Repeat everything from the first line of the listing below through the line that contains "return 1 - (yp - MT) / PH", exactly. Leave out pictures.

--- Start ---

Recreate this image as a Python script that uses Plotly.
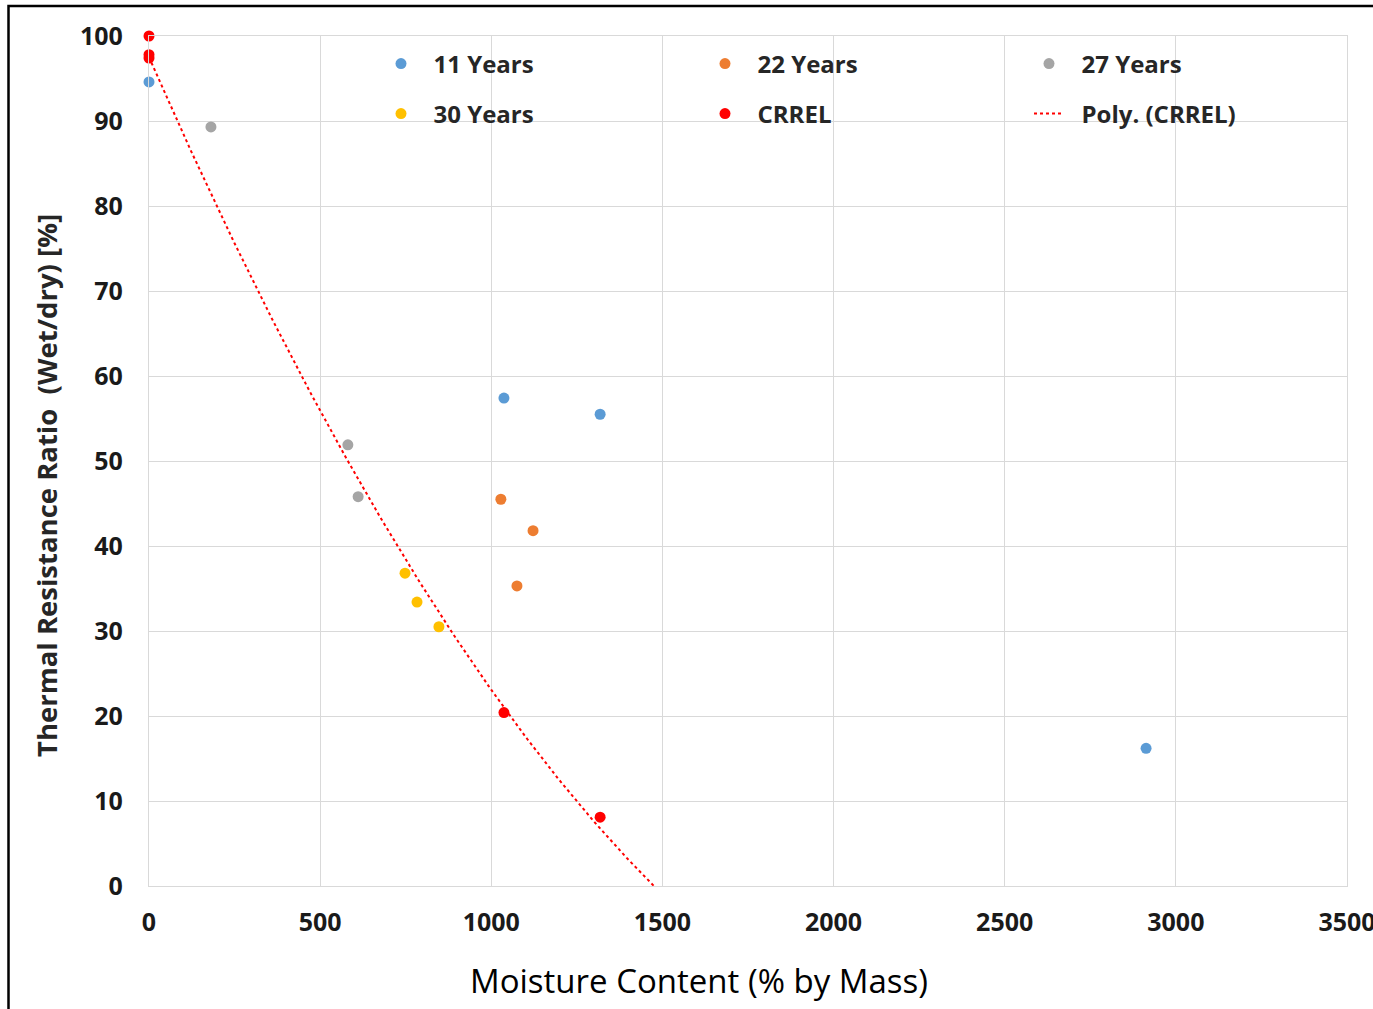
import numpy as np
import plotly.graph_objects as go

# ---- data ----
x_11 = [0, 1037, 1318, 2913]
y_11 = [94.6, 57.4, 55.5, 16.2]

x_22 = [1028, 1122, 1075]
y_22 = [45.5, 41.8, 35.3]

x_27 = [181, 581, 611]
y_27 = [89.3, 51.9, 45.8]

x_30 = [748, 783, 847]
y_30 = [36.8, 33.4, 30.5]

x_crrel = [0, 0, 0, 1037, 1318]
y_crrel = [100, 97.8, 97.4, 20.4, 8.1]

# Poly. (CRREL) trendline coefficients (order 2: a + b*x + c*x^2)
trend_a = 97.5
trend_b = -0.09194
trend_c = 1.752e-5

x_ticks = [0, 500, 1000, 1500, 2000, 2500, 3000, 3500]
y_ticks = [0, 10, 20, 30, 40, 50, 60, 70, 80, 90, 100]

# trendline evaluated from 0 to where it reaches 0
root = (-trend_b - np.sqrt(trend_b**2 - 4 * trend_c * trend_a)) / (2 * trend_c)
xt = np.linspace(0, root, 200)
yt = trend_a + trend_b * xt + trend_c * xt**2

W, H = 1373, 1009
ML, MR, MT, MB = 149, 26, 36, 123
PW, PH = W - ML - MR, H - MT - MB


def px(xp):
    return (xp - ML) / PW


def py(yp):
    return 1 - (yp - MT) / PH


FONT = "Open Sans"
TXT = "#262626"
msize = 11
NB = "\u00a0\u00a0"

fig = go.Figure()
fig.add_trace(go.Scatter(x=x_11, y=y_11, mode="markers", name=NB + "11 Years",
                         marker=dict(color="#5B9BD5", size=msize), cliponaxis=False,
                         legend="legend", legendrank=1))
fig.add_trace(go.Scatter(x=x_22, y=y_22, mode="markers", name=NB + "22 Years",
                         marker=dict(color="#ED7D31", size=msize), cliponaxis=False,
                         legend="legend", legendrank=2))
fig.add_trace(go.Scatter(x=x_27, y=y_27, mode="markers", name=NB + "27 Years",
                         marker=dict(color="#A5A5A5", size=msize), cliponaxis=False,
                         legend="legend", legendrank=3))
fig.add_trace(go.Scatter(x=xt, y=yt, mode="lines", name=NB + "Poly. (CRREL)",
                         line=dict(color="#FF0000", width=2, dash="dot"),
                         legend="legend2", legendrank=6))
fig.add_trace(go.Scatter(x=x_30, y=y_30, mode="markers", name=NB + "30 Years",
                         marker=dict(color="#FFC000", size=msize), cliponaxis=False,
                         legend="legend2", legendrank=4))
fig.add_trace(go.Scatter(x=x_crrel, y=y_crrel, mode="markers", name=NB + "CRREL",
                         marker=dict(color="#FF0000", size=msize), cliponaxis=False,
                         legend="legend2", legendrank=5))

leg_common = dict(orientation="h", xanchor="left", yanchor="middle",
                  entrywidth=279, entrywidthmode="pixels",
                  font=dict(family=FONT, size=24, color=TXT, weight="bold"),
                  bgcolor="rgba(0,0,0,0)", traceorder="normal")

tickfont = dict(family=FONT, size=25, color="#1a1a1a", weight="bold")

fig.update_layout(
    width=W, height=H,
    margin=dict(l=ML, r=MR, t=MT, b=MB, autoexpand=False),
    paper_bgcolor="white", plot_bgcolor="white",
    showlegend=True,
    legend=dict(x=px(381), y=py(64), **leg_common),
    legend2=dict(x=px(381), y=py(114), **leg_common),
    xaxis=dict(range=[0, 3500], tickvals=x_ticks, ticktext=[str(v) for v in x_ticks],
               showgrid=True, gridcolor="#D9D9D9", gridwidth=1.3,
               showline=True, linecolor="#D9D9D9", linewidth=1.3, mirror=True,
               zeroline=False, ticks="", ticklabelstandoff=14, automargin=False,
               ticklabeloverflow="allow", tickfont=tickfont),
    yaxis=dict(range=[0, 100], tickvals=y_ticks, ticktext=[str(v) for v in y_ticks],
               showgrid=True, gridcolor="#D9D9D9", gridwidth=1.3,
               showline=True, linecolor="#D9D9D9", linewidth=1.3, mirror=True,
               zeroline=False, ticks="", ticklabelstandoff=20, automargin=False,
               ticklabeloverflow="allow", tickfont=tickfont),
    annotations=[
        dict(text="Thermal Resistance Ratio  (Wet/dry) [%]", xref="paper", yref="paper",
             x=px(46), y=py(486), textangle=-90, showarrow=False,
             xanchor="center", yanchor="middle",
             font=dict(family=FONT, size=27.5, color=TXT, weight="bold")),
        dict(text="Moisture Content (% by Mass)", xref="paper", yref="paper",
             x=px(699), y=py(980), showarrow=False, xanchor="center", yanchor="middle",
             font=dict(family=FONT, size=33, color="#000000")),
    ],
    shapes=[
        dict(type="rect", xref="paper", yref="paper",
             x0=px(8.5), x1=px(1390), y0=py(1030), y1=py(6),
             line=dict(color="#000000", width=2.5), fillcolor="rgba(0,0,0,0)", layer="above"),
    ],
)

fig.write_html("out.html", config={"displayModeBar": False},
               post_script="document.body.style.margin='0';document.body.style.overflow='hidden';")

--- End ---

**OUTPUT**.
Recreate this image as a Python script that uses Plotly.
import numpy as np
import plotly.graph_objects as go

# ---- data ----
x_11 = [0, 1037, 1318, 2913]
y_11 = [94.6, 57.4, 55.5, 16.2]

x_22 = [1028, 1122, 1075]
y_22 = [45.5, 41.8, 35.3]

x_27 = [181, 581, 611]
y_27 = [89.3, 51.9, 45.8]

x_30 = [748, 783, 847]
y_30 = [36.8, 33.4, 30.5]

x_crrel = [0, 0, 0, 1037, 1318]
y_crrel = [100, 97.8, 97.4, 20.4, 8.1]

# Poly. (CRREL) trendline coefficients (order 2: a + b*x + c*x^2)
trend_a = 97.5
trend_b = -0.09194
trend_c = 1.752e-5

x_ticks = [0, 500, 1000, 1500, 2000, 2500, 3000, 3500]
y_ticks = [0, 10, 20, 30, 40, 50, 60, 70, 80, 90, 100]

# trendline evaluated from 0 to where it reaches 0
root = (-trend_b - np.sqrt(trend_b**2 - 4 * trend_c * trend_a)) / (2 * trend_c)
xt = np.linspace(0, root, 200)
yt = trend_a + trend_b * xt + trend_c * xt**2

W, H = 1373, 1009
ML, MR, MT, MB = 149, 26, 36, 123
PW, PH = W - ML - MR, H - MT - MB


def px(xp):
    return (xp - ML) / PW


def py(yp):
    return 1 - (yp - MT) / PH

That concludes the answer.